For every write that has failed, take a live node somewhere on the network and perform a synchronous write on the slop store. Slop store is storage other than the main storage and stores only these hints.

If the write still fails after the handoff occurs, exception is returned to the client telling that the handoff has occurred but the write has failed.

The hints are checked periodically for writes and removed from the slop store.

This is different from Dynamo. Dynamo does not have any sloppy writes or any slop storage.

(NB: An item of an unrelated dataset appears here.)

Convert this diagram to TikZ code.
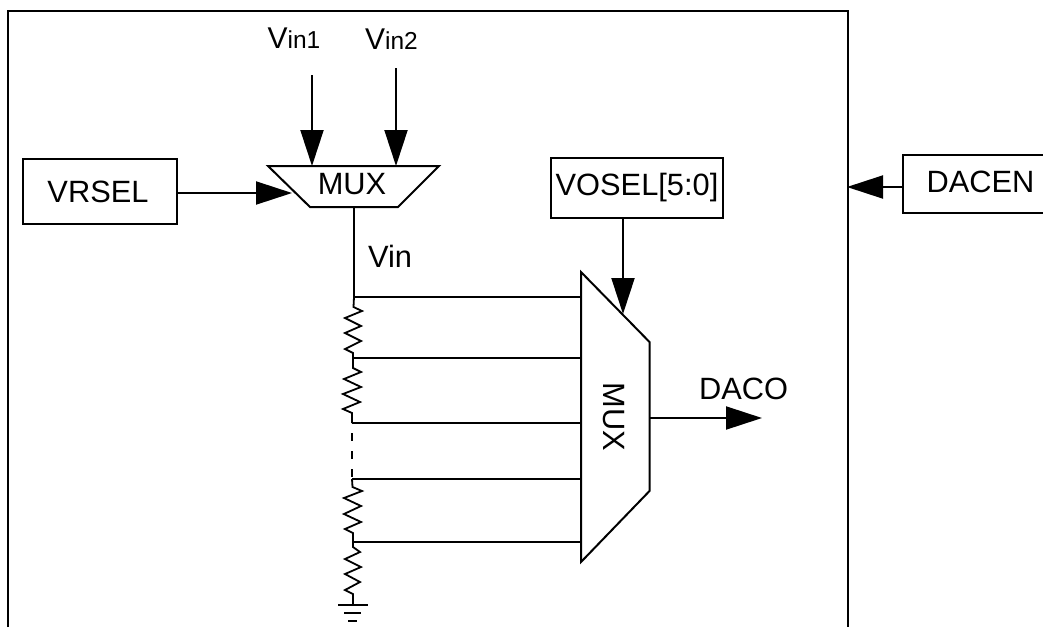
\documentclass[tikz,border=0pt]{standalone}
\usepackage{fontspec}
\setmainfont{Liberation Sans}
\usetikzlibrary{arrows.meta}
\tikzset{
  wire/.style={line width=2pt,line cap=butt},
  arrowwire/.style={wire,-{Triangle[length=36pt,width=23pt]}},
  lab/.style={inner sep=0pt,font=\fontsize{30.8}{34}\selectfont},
  boxnode/.style={draw,line width=2pt,inner sep=0pt,anchor=center,lab},
  zig/.style={line width=1.8pt,line join=miter},
}
\newcommand{\vinlab}[1]{{\fontsize{30}{32}\selectfont V}{\fontsize{24.5}{28}\selectfont in#1}}
\begin{document}
\begin{tikzpicture}[x=1pt,y=-1pt]
\useasboundingbox (0,0) rectangle (1043,627);
% frame
\coordinate (fbl) at (8,627); \coordinate (ftl) at (8,11);
\coordinate (ftr) at (848,11); \coordinate (fbr) at (848,627);
\draw[wire] (fbl) -- (ftl) -- (ftr) -- (fbr);
% boxes
\node[boxnode,minimum width=154pt,minimum height=65pt] (vrsel) at (100,191.5) {\hspace*{-4pt}VRSEL};
\node[boxnode,minimum width=172pt,minimum height=60pt] (vosel) at (637,188) {\raisebox{2pt}{VOSEL[5:0]}};
\draw[wire] (1043,155) -- (903,155) -- (903,213) -- (1043,213);
\node[lab] (dacen) at (980.5,182) {DACEN};
\coordinate (dacenl) at (903,187);
\coordinate (frameR) at (847,187);
\draw[arrowwire] (dacenl) -- (frameR);
% top mux
\coordinate (m1) at (268,166); \coordinate (m2) at (439,166);
\coordinate (m3) at (398,207); \coordinate (m4) at (310,207);
\draw[wire] (m1) -- (m2) -- (m3) -- (m4) -- cycle;
\node[lab] (muxa) at (352,184.5) {MUX};
\coordinate (in1s) at (312,75); \coordinate (in1e) at (312,166);
\coordinate (in2s) at (396,68); \coordinate (in2e) at (396,166);
\draw[arrowwire] (in1s) -- (in1e);
\draw[arrowwire] (in2s) -- (in2e);
\node[lab] (vin1) at (294,38.5) {\vinlab{1}};
\node[lab] (vin2) at (391.5,39.5) {\vinlab{2}};
\coordinate (vrselarrow) at (292,193);
\draw[arrowwire] (vrsel.east |- vrselarrow) -- (vrselarrow);
% Vin
\coordinate (muxout) at (354,207);
\coordinate (t1) at (354,297);
\draw[wire] (muxout) -- (t1);
\node[lab] (vin) at (390,256) {Vin};
% big mux
\coordinate (b1) at (581,272); \coordinate (b2) at (649.5,342);
\coordinate (b3) at (649.5,491); \coordinate (b4) at (581,562);
\draw[wire] (b1) -- (b2) -- (b3) -- (b4) -- cycle;
\node[lab,rotate=-90] (muxb) at (614,417) {MUX};
\coordinate (voselarrow) at (623,314);
\draw[arrowwire] (vosel.south -| voselarrow) -- (voselarrow);
\coordinate (outs) at (649.5,418); \coordinate (oute) at (762,418);
\draw[arrowwire] (outs) -- (oute);
\node[lab] (daco) at (743.5,389) {DACO};
% taps
\coordinate (t2) at (353,358); \coordinate (t3) at (352,423);
\coordinate (t4) at (352,479); \coordinate (t5) at (353,542);
\draw[wire] (t1) -- (t1 -| b1);
\draw[wire] (t2) -- (t2 -| b1);
\draw[wire] (t3) -- (t3 -| b1);
\draw[wire] (t4) -- (t4 -| b1);
\draw[wire] (t5) -- (t5 -| b1);
% resistors
\draw[zig] (t1) -- (353.5,307) -- (362,311) -- (345,318) -- (361,326) -- (345,333) -- (361,341) -- (345,349) -- (353,353) -- (t2);
\draw[zig] (t2) -- (353,368) -- (361,372) -- (344,379) -- (361,387) -- (343,394) -- (360,402) -- (343,409) -- (352,413) -- (t3);
\draw[zig,dash pattern=on 8pt off 10pt] (352,433) -- (t4);
\draw[zig] (t4) -- (352.5,487) -- (362,491) -- (344,498) -- (361,506) -- (344,514) -- (361,522) -- (345,529) -- (353,533) -- (t5);
\draw[zig] (t5) -- (353,547) -- (360,552) -- (345,559) -- (361,567) -- (345,574) -- (360,582) -- (345,590) -- (353,594) -- (353,605) coordinate (gnd);
% ground
\draw[wire] (338,605) -- (368,605);
\draw[wire] (344,613) -- (361,613);
\draw[wire] (348,621) -- (357,621);
\end{tikzpicture}
\end{document}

In the age of Web 2.0 there is continuous flow of unstructured information. Users want to access more and more data every day. The traditional relational database cannot handle unstructured data efficiently and also cannot scale enough. Relational databases can be distributed in true sense but compared to NoSQL storage systems they deal consistency and availability in a weaker manner. It's also difficult to add nodes/servers or remove from the relational database systems because they are designed keeping limited node structure in mind. NoSQL storage systems cannot and will not replace the traditional relational database systems completely, but they suit better in some specific use cases. This paper explained a popular caching system and explained various data consistency approaches followed by big NoSQL storage systems like Google BigTable, Voldemort and Amazon Dynamo.

Future works include exploring different variations of Paxos like Ring Paxos, Fast Paxos and Multi Paxos. I also plan to explore different querying mechanisms available for NoSQL storage systems and also develop new options for existing storage systems.